- **Brief**
Every record must be transcribed in its entirety, apart from the images, which are to be omitted.

- **Data to process**
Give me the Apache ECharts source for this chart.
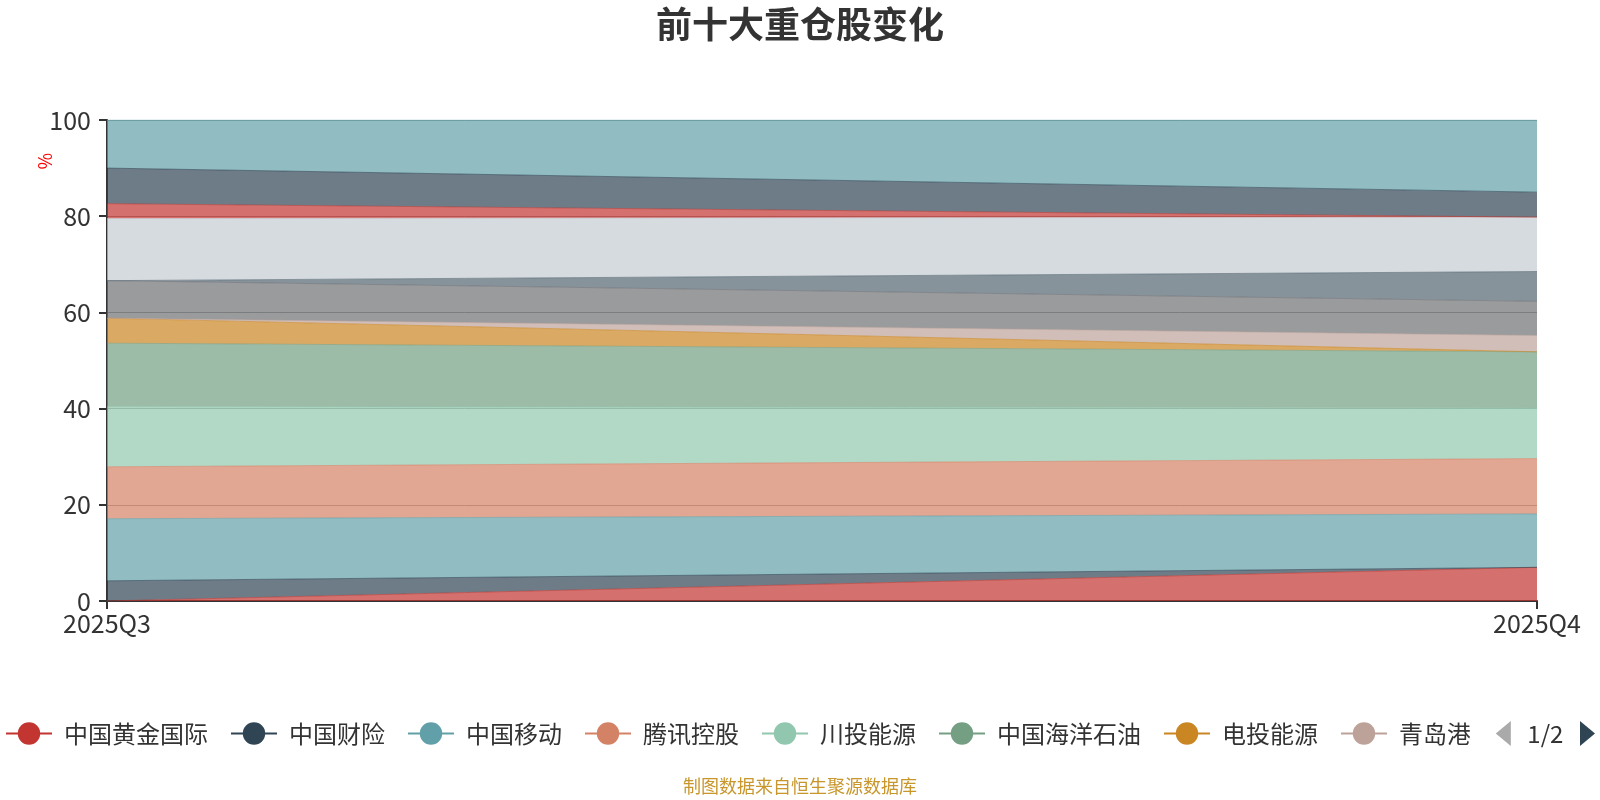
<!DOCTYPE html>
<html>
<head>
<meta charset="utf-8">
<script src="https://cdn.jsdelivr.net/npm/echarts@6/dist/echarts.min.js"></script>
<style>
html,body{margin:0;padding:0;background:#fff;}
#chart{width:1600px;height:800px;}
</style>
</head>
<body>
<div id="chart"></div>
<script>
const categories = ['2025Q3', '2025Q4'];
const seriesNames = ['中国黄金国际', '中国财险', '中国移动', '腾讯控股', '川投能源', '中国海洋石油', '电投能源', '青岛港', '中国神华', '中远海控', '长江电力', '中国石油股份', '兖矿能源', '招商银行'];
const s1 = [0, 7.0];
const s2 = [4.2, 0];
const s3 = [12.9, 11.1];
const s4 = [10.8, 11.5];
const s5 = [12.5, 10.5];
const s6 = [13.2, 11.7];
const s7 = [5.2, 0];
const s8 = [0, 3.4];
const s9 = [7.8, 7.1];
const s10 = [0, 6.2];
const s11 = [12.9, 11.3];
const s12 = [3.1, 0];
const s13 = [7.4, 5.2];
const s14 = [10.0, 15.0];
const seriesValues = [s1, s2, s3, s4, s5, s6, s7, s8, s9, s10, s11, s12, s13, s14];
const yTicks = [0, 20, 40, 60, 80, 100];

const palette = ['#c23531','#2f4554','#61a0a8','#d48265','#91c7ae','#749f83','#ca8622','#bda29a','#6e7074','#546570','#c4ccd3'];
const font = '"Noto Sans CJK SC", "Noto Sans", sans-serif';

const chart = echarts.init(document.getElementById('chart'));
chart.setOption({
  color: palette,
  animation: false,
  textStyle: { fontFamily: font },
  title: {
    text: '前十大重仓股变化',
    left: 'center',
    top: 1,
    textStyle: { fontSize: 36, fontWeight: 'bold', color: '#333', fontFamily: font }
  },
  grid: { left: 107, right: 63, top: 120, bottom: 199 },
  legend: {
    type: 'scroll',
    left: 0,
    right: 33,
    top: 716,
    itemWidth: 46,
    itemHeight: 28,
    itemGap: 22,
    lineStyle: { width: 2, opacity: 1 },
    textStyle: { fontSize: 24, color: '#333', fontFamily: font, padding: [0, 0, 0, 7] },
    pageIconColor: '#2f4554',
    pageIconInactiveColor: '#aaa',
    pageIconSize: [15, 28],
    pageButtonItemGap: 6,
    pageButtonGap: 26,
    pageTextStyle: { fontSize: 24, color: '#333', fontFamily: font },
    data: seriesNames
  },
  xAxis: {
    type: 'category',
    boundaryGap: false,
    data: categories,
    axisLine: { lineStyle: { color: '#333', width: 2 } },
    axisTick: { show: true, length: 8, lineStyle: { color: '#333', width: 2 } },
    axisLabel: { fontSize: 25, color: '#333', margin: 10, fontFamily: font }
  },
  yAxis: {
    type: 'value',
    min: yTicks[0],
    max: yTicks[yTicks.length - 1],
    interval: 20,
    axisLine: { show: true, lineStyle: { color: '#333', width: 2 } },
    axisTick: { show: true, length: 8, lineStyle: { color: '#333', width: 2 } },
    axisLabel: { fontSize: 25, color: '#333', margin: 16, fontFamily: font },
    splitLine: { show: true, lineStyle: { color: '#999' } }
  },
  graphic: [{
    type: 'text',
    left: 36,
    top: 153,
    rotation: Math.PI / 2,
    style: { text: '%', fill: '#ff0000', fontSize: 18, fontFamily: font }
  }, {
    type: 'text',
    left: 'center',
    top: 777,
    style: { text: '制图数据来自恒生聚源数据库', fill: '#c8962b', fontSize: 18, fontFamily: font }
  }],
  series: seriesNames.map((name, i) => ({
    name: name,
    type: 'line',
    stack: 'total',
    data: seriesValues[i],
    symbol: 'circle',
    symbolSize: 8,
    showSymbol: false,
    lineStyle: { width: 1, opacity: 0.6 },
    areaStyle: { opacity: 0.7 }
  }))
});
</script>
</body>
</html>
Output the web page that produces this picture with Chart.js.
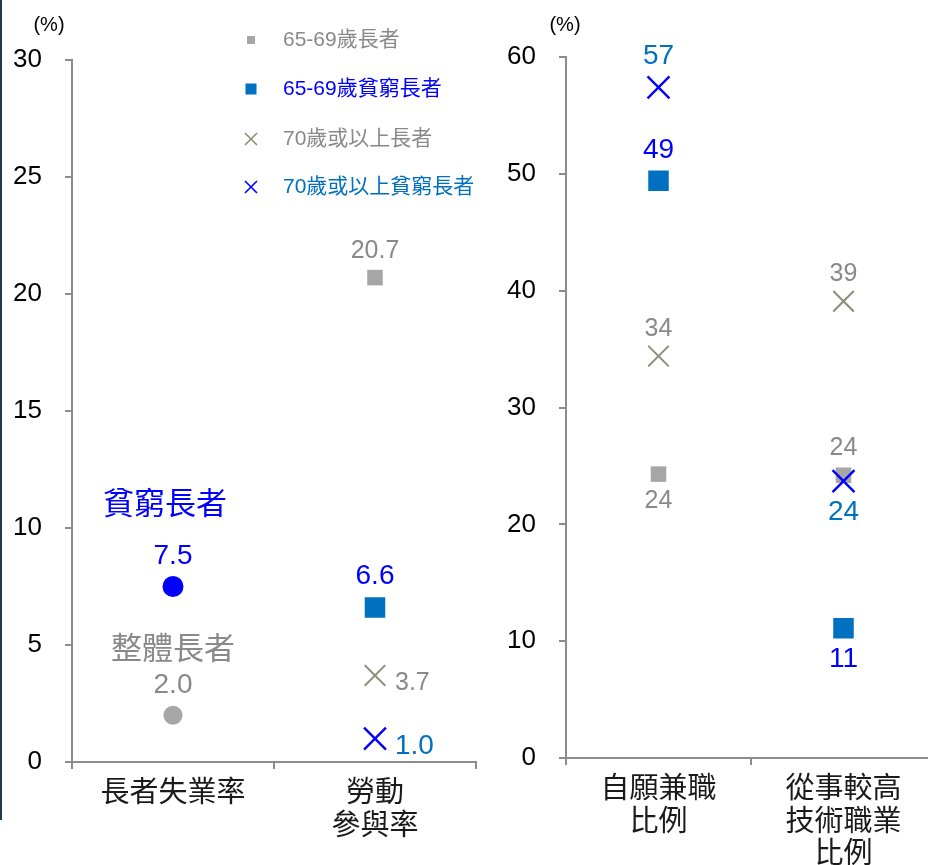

- **Task response**
Give me the Apache ECharts source for this chart.
<!DOCTYPE html>
<html>
<head>
<meta charset="utf-8">
<script src="https://cdn.jsdelivr.net/npm/echarts@6/dist/echarts.min.js"></script>
<style>
html,body{margin:0;padding:0;background:#fff;}
#chart{width:1600px;height:800px;}
</style>
</head>
<body>
<div id="chart"></div>
<script>
const categories = ['2025Q3', '2025Q4'];
const seriesNames = ['中国黄金国际', '中国财险', '中国移动', '腾讯控股', '川投能源', '中国海洋石油', '电投能源', '青岛港', '中国神华', '中远海控', '长江电力', '中国石油股份', '兖矿能源', '招商银行'];
const s1 = [0, 7.0];
const s2 = [4.2, 0];
const s3 = [12.9, 11.1];
const s4 = [10.8, 11.5];
const s5 = [12.5, 10.5];
const s6 = [13.2, 11.7];
const s7 = [5.2, 0];
const s8 = [0, 3.4];
const s9 = [7.8, 7.1];
const s10 = [0, 6.2];
const s11 = [12.9, 11.3];
const s12 = [3.1, 0];
const s13 = [7.4, 5.2];
const s14 = [10.0, 15.0];
const seriesValues = [s1, s2, s3, s4, s5, s6, s7, s8, s9, s10, s11, s12, s13, s14];
const yTicks = [0, 20, 40, 60, 80, 100];

const palette = ['#c23531','#2f4554','#61a0a8','#d48265','#91c7ae','#749f83','#ca8622','#bda29a','#6e7074','#546570','#c4ccd3'];
const font = '"Noto Sans CJK SC", "Noto Sans", sans-serif';

const chart = echarts.init(document.getElementById('chart'));
chart.setOption({
  color: palette,
  animation: false,
  textStyle: { fontFamily: font },
  title: {
    text: '前十大重仓股变化',
    left: 'center',
    top: 1,
    textStyle: { fontSize: 36, fontWeight: 'bold', color: '#333', fontFamily: font }
  },
  grid: { left: 107, right: 63, top: 120, bottom: 199 },
  legend: {
    type: 'scroll',
    left: 0,
    right: 33,
    top: 716,
    itemWidth: 46,
    itemHeight: 28,
    itemGap: 22,
    lineStyle: { width: 2, opacity: 1 },
    textStyle: { fontSize: 24, color: '#333', fontFamily: font, padding: [0, 0, 0, 7] },
    pageIconColor: '#2f4554',
    pageIconInactiveColor: '#aaa',
    pageIconSize: [15, 28],
    pageButtonItemGap: 6,
    pageButtonGap: 26,
    pageTextStyle: { fontSize: 24, color: '#333', fontFamily: font },
    data: seriesNames
  },
  xAxis: {
    type: 'category',
    boundaryGap: false,
    data: categories,
    axisLine: { lineStyle: { color: '#333', width: 2 } },
    axisTick: { show: true, length: 8, lineStyle: { color: '#333', width: 2 } },
    axisLabel: { fontSize: 25, color: '#333', margin: 10, fontFamily: font }
  },
  yAxis: {
    type: 'value',
    min: yTicks[0],
    max: yTicks[yTicks.length - 1],
    interval: 20,
    axisLine: { show: true, lineStyle: { color: '#333', width: 2 } },
    axisTick: { show: true, length: 8, lineStyle: { color: '#333', width: 2 } },
    axisLabel: { fontSize: 25, color: '#333', margin: 16, fontFamily: font },
    splitLine: { show: true, lineStyle: { color: '#999' } }
  },
  graphic: [{
    type: 'text',
    left: 36,
    top: 153,
    rotation: Math.PI / 2,
    style: { text: '%', fill: '#ff0000', fontSize: 18, fontFamily: font }
  }, {
    type: 'text',
    left: 'center',
    top: 777,
    style: { text: '制图数据来自恒生聚源数据库', fill: '#c8962b', fontSize: 18, fontFamily: font }
  }],
  series: seriesNames.map((name, i) => ({
    name: name,
    type: 'line',
    stack: 'total',
    data: seriesValues[i],
    symbol: 'circle',
    symbolSize: 8,
    showSymbol: false,
    lineStyle: { width: 1, opacity: 0.6 },
    areaStyle: { opacity: 0.7 }
  }))
});
</script>
</body>
</html>
Output the web page that produces this picture with Chart.js.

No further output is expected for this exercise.